*TASK DESCRIPTION*. Tally the lines in the data that follows that include the word "this", and report nothing but the total.

--- START RECORDS SHOWN ---

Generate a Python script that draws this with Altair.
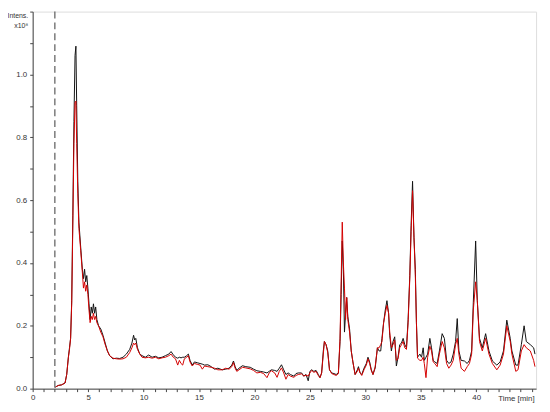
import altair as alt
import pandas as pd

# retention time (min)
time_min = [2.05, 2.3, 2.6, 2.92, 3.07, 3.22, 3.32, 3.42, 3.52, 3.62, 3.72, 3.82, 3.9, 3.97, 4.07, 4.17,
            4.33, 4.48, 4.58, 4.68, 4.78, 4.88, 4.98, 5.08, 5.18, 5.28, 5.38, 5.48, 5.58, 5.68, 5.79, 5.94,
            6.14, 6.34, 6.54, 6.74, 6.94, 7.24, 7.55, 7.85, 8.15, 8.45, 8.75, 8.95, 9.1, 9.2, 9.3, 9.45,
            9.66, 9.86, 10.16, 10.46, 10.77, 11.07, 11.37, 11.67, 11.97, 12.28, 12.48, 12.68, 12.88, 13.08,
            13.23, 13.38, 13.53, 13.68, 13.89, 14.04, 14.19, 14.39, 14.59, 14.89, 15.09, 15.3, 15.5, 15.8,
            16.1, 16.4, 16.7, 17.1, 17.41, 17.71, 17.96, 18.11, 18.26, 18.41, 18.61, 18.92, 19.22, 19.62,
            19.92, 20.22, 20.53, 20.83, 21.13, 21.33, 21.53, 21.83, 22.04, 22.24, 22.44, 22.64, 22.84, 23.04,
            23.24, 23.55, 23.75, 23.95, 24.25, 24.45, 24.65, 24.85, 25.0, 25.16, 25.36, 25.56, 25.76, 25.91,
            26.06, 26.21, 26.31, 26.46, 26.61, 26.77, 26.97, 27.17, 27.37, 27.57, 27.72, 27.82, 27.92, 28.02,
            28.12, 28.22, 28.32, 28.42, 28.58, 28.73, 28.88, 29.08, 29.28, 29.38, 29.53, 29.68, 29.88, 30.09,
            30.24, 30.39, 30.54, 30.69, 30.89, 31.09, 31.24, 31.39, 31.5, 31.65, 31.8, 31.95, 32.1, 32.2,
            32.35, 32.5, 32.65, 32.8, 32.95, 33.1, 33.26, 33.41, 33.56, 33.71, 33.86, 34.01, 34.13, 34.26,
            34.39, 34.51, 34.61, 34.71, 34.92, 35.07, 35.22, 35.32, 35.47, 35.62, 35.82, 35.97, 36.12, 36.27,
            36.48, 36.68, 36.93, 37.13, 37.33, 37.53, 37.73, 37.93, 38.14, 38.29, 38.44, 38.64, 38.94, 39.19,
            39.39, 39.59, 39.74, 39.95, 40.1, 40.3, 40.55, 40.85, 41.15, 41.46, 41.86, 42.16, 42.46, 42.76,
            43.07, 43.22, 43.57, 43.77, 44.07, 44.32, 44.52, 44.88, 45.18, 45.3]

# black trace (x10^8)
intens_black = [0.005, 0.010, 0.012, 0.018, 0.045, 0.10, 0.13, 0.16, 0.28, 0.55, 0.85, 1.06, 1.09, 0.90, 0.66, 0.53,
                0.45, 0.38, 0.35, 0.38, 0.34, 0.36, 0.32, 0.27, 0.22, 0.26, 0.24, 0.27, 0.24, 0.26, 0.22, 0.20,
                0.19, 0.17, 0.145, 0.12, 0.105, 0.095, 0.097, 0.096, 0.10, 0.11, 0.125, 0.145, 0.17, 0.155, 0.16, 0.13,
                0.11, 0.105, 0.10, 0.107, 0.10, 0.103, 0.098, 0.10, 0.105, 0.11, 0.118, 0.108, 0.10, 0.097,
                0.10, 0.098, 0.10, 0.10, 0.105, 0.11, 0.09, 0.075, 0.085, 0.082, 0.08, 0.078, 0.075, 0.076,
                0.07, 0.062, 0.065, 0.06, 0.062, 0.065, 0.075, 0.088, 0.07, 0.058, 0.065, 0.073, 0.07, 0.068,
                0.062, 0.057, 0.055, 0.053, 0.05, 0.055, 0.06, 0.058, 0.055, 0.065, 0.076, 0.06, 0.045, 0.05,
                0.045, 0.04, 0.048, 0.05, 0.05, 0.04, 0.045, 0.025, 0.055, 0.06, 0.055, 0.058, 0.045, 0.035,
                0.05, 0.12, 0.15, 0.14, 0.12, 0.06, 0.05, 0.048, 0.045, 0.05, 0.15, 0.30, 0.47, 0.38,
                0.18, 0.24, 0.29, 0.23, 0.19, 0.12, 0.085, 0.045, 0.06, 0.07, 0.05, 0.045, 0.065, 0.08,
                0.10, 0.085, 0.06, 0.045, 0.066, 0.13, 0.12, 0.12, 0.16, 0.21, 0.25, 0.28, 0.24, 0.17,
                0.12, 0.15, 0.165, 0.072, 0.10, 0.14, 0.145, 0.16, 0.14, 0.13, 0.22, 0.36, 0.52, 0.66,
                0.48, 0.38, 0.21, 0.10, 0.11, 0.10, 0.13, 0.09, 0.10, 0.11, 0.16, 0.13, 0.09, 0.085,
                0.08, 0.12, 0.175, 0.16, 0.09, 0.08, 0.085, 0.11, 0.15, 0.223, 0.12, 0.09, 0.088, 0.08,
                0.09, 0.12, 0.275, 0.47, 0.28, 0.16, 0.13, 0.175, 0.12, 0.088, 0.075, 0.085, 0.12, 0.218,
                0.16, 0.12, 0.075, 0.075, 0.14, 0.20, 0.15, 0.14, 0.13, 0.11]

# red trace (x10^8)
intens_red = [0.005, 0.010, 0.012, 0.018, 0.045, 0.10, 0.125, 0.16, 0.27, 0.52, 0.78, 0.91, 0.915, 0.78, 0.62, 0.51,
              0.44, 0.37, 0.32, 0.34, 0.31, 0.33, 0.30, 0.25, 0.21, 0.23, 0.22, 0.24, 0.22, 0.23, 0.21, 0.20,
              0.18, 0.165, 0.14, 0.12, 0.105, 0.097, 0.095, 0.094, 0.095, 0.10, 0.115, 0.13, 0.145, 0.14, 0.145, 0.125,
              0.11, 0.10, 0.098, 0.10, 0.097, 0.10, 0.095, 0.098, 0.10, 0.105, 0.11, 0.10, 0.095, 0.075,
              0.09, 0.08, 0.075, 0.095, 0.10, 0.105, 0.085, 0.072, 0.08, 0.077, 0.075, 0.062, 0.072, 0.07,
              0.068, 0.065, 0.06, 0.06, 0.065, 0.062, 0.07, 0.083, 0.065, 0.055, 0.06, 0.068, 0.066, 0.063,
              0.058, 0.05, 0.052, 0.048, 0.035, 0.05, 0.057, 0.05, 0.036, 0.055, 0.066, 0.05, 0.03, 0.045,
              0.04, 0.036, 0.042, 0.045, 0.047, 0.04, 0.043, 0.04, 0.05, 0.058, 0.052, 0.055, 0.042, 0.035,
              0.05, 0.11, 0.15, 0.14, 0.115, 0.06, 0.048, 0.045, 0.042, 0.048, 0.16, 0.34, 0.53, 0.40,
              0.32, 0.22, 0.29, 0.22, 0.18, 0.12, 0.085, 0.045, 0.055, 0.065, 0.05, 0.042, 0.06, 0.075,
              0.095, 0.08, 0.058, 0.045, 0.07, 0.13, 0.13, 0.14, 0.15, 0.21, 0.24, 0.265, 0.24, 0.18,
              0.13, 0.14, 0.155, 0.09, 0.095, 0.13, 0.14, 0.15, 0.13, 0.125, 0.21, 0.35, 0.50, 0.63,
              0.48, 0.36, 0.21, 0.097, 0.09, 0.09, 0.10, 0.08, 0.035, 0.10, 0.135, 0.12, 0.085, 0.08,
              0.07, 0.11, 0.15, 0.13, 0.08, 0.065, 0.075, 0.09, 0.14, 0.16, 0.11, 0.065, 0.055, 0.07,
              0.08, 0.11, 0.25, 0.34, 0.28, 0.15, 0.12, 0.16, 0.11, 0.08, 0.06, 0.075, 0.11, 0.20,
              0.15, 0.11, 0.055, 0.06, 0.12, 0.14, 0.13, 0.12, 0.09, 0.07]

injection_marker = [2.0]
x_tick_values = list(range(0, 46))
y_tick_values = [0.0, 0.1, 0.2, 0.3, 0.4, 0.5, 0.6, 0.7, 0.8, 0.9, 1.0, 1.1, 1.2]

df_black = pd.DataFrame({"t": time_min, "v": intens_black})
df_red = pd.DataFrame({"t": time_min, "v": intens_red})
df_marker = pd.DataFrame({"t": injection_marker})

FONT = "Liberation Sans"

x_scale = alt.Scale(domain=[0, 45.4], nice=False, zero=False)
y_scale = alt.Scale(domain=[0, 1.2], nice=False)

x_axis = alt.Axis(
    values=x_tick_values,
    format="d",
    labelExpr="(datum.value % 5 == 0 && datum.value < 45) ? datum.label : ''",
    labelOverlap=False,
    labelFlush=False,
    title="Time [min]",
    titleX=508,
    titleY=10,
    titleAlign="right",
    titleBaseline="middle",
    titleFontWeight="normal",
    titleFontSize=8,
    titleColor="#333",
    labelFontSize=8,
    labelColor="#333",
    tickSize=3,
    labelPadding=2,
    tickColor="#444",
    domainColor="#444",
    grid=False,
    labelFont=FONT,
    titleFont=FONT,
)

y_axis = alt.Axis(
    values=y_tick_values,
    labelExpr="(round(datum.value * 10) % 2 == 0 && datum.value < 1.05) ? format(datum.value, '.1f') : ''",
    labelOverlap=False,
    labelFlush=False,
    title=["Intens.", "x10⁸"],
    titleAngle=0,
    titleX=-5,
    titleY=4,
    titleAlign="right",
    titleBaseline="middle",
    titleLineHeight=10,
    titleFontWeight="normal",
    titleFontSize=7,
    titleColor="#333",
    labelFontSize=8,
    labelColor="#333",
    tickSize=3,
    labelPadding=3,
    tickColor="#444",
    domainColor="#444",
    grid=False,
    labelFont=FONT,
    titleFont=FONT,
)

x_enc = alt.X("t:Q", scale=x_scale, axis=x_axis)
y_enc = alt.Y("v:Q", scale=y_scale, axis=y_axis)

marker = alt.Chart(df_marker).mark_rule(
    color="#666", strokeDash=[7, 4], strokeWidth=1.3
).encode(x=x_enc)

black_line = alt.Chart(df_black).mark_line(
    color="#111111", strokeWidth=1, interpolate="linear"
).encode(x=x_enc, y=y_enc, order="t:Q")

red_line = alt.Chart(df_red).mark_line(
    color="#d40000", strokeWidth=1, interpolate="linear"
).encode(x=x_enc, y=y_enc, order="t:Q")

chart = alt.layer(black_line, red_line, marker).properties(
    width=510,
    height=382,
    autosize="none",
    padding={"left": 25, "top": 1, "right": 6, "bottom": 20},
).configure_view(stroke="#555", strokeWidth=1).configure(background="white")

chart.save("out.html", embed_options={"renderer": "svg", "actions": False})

--- END RECORDS SHOWN ---
--- START RECORDS SHOWN ---

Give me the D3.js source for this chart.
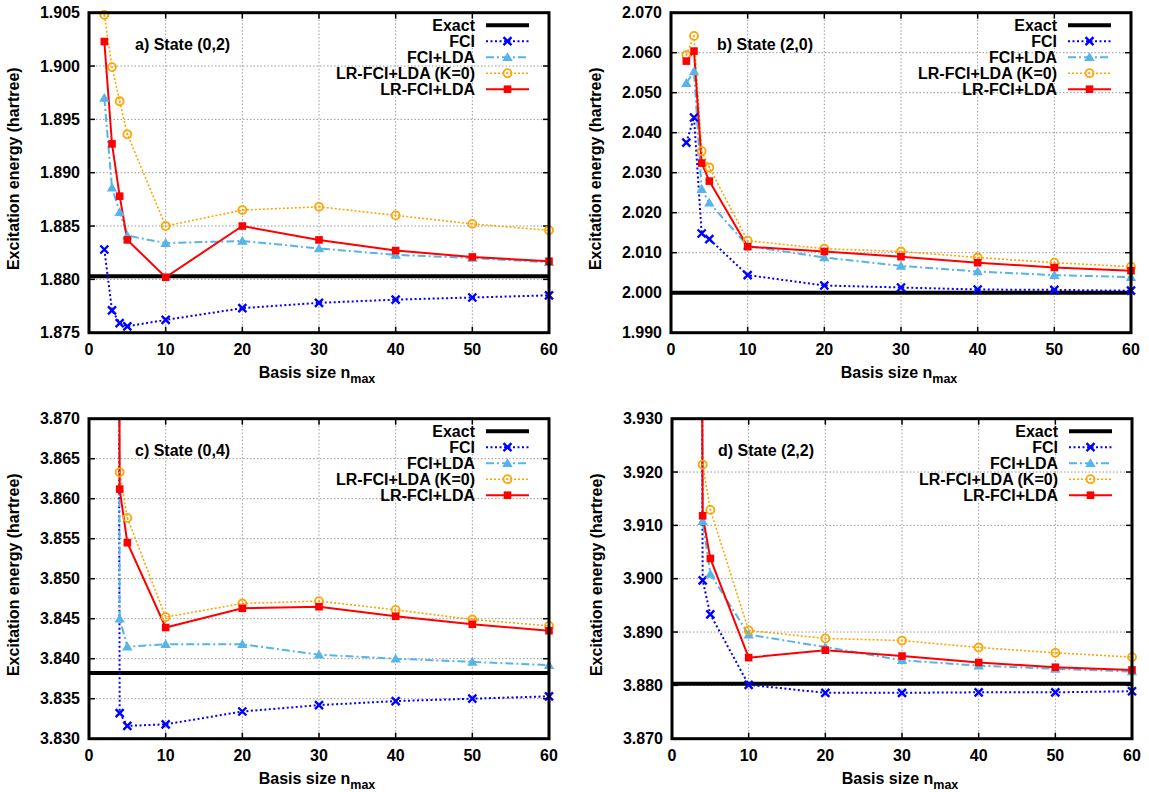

--- END RECORDS SHOWN ---

*THE OUTPUT*. 2